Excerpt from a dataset
▽

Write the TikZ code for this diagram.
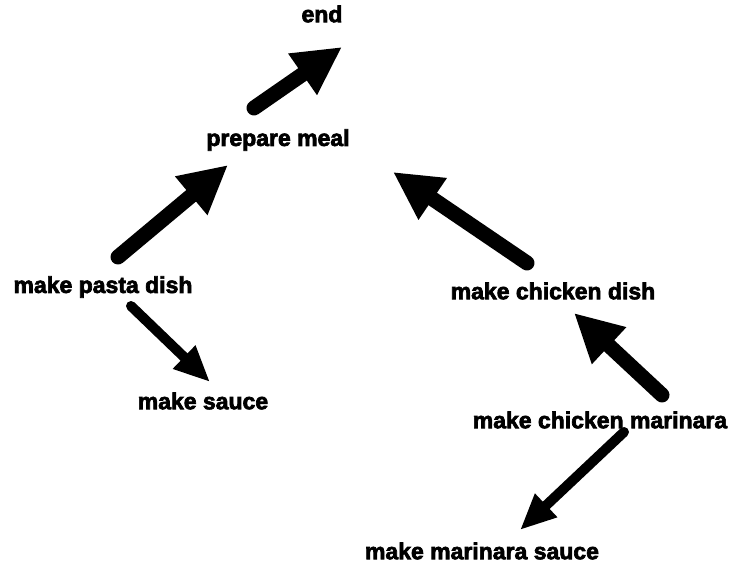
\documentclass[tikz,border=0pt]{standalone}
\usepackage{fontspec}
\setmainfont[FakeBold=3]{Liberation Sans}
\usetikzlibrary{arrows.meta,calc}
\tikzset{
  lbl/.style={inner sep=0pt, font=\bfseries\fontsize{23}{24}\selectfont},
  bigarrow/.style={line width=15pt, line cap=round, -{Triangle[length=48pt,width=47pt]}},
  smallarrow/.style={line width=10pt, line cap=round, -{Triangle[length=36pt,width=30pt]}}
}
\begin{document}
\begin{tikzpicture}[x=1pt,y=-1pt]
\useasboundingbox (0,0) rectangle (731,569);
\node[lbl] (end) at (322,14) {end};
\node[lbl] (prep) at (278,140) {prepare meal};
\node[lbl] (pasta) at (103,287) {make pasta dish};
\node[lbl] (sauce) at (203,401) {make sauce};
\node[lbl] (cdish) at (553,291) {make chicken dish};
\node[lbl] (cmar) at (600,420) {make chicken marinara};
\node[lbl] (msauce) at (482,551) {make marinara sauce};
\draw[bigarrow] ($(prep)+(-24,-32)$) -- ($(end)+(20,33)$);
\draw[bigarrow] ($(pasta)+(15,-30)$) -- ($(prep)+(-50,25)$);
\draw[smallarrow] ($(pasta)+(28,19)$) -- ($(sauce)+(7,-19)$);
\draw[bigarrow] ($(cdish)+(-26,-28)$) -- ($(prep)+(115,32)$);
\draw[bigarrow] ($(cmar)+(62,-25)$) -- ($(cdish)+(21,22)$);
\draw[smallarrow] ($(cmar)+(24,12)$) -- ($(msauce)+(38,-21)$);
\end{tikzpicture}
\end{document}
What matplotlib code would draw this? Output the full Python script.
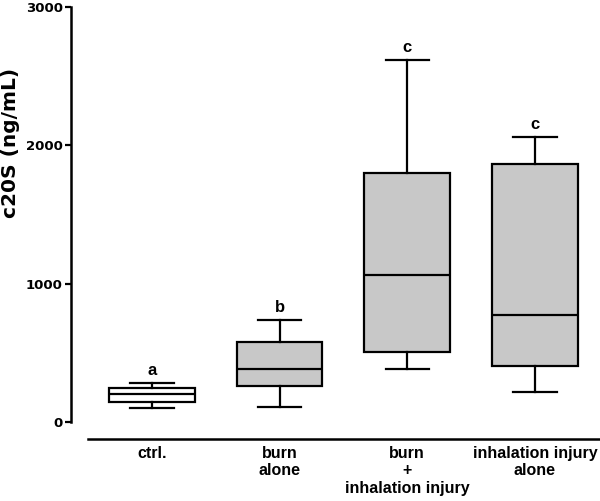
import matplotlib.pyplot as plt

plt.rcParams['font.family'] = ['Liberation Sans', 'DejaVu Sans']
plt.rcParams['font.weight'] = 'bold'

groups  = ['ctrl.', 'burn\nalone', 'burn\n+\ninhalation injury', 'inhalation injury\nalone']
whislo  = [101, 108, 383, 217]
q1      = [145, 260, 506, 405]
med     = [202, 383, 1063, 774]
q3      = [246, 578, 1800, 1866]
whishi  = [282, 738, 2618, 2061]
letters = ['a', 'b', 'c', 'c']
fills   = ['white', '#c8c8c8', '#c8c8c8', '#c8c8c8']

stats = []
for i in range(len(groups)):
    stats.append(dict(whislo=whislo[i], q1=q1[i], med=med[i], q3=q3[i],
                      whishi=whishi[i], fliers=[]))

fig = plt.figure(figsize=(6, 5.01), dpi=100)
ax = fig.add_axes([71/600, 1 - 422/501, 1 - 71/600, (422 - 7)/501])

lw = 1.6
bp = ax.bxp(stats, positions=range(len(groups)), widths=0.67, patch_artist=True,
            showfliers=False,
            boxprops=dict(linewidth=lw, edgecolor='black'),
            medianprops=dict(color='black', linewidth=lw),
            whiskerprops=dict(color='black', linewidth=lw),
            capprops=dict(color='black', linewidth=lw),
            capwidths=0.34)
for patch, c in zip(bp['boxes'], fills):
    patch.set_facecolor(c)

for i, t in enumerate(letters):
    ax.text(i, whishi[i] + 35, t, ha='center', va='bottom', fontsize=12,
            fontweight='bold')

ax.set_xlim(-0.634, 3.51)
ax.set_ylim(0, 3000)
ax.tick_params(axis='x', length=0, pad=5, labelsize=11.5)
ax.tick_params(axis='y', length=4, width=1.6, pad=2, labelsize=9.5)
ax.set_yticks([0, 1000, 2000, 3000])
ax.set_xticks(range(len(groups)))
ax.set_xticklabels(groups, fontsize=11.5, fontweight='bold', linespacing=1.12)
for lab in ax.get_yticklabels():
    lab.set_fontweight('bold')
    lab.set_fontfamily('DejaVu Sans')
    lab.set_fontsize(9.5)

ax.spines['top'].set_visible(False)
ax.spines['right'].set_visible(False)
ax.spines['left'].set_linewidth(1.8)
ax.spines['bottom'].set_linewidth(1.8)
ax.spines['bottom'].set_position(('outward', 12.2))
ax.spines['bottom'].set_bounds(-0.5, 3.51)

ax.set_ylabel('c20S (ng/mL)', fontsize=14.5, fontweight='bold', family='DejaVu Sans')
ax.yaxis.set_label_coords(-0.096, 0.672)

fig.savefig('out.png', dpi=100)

△

• DIRECTIONS:
Using the material above, retype each entry exactly and omit the pictures.

• WORKED SOLUTION:
Write the TikZ code for this diagram.
\documentclass[tikz,border=0pt]{standalone}
\usepackage{fontspec}
\setmainfont[FakeBold=3]{Liberation Sans}
\usetikzlibrary{arrows.meta,calc}
\tikzset{
  lbl/.style={inner sep=0pt, font=\bfseries\fontsize{23}{24}\selectfont},
  bigarrow/.style={line width=15pt, line cap=round, -{Triangle[length=48pt,width=47pt]}},
  smallarrow/.style={line width=10pt, line cap=round, -{Triangle[length=36pt,width=30pt]}}
}
\begin{document}
\begin{tikzpicture}[x=1pt,y=-1pt]
\useasboundingbox (0,0) rectangle (731,569);
\node[lbl] (end) at (322,14) {end};
\node[lbl] (prep) at (278,140) {prepare meal};
\node[lbl] (pasta) at (103,287) {make pasta dish};
\node[lbl] (sauce) at (203,401) {make sauce};
\node[lbl] (cdish) at (553,291) {make chicken dish};
\node[lbl] (cmar) at (600,420) {make chicken marinara};
\node[lbl] (msauce) at (482,551) {make marinara sauce};
\draw[bigarrow] ($(prep)+(-24,-32)$) -- ($(end)+(20,33)$);
\draw[bigarrow] ($(pasta)+(15,-30)$) -- ($(prep)+(-50,25)$);
\draw[smallarrow] ($(pasta)+(28,19)$) -- ($(sauce)+(7,-19)$);
\draw[bigarrow] ($(cdish)+(-26,-28)$) -- ($(prep)+(115,32)$);
\draw[bigarrow] ($(cmar)+(62,-25)$) -- ($(cdish)+(21,22)$);
\draw[smallarrow] ($(cmar)+(24,12)$) -- ($(msauce)+(38,-21)$);
\end{tikzpicture}
\end{document}
What matplotlib code would draw this? Output the full Python script.
import matplotlib.pyplot as plt

plt.rcParams['font.family'] = ['Liberation Sans', 'DejaVu Sans']
plt.rcParams['font.weight'] = 'bold'

groups  = ['ctrl.', 'burn\nalone', 'burn\n+\ninhalation injury', 'inhalation injury\nalone']
whislo  = [101, 108, 383, 217]
q1      = [145, 260, 506, 405]
med     = [202, 383, 1063, 774]
q3      = [246, 578, 1800, 1866]
whishi  = [282, 738, 2618, 2061]
letters = ['a', 'b', 'c', 'c']
fills   = ['white', '#c8c8c8', '#c8c8c8', '#c8c8c8']

stats = []
for i in range(len(groups)):
    stats.append(dict(whislo=whislo[i], q1=q1[i], med=med[i], q3=q3[i],
                      whishi=whishi[i], fliers=[]))

fig = plt.figure(figsize=(6, 5.01), dpi=100)
ax = fig.add_axes([71/600, 1 - 422/501, 1 - 71/600, (422 - 7)/501])

lw = 1.6
bp = ax.bxp(stats, positions=range(len(groups)), widths=0.67, patch_artist=True,
            showfliers=False,
            boxprops=dict(linewidth=lw, edgecolor='black'),
            medianprops=dict(color='black', linewidth=lw),
            whiskerprops=dict(color='black', linewidth=lw),
            capprops=dict(color='black', linewidth=lw),
            capwidths=0.34)
for patch, c in zip(bp['boxes'], fills):
    patch.set_facecolor(c)

for i, t in enumerate(letters):
    ax.text(i, whishi[i] + 35, t, ha='center', va='bottom', fontsize=12,
            fontweight='bold')

ax.set_xlim(-0.634, 3.51)
ax.set_ylim(0, 3000)
ax.tick_params(axis='x', length=0, pad=5, labelsize=11.5)
ax.tick_params(axis='y', length=4, width=1.6, pad=2, labelsize=9.5)
ax.set_yticks([0, 1000, 2000, 3000])
ax.set_xticks(range(len(groups)))
ax.set_xticklabels(groups, fontsize=11.5, fontweight='bold', linespacing=1.12)
for lab in ax.get_yticklabels():
    lab.set_fontweight('bold')
    lab.set_fontfamily('DejaVu Sans')
    lab.set_fontsize(9.5)

ax.spines['top'].set_visible(False)
ax.spines['right'].set_visible(False)
ax.spines['left'].set_linewidth(1.8)
ax.spines['bottom'].set_linewidth(1.8)
ax.spines['bottom'].set_position(('outward', 12.2))
ax.spines['bottom'].set_bounds(-0.5, 3.51)

ax.set_ylabel('c20S (ng/mL)', fontsize=14.5, fontweight='bold', family='DejaVu Sans')
ax.yaxis.set_label_coords(-0.096, 0.672)

fig.savefig('out.png', dpi=100)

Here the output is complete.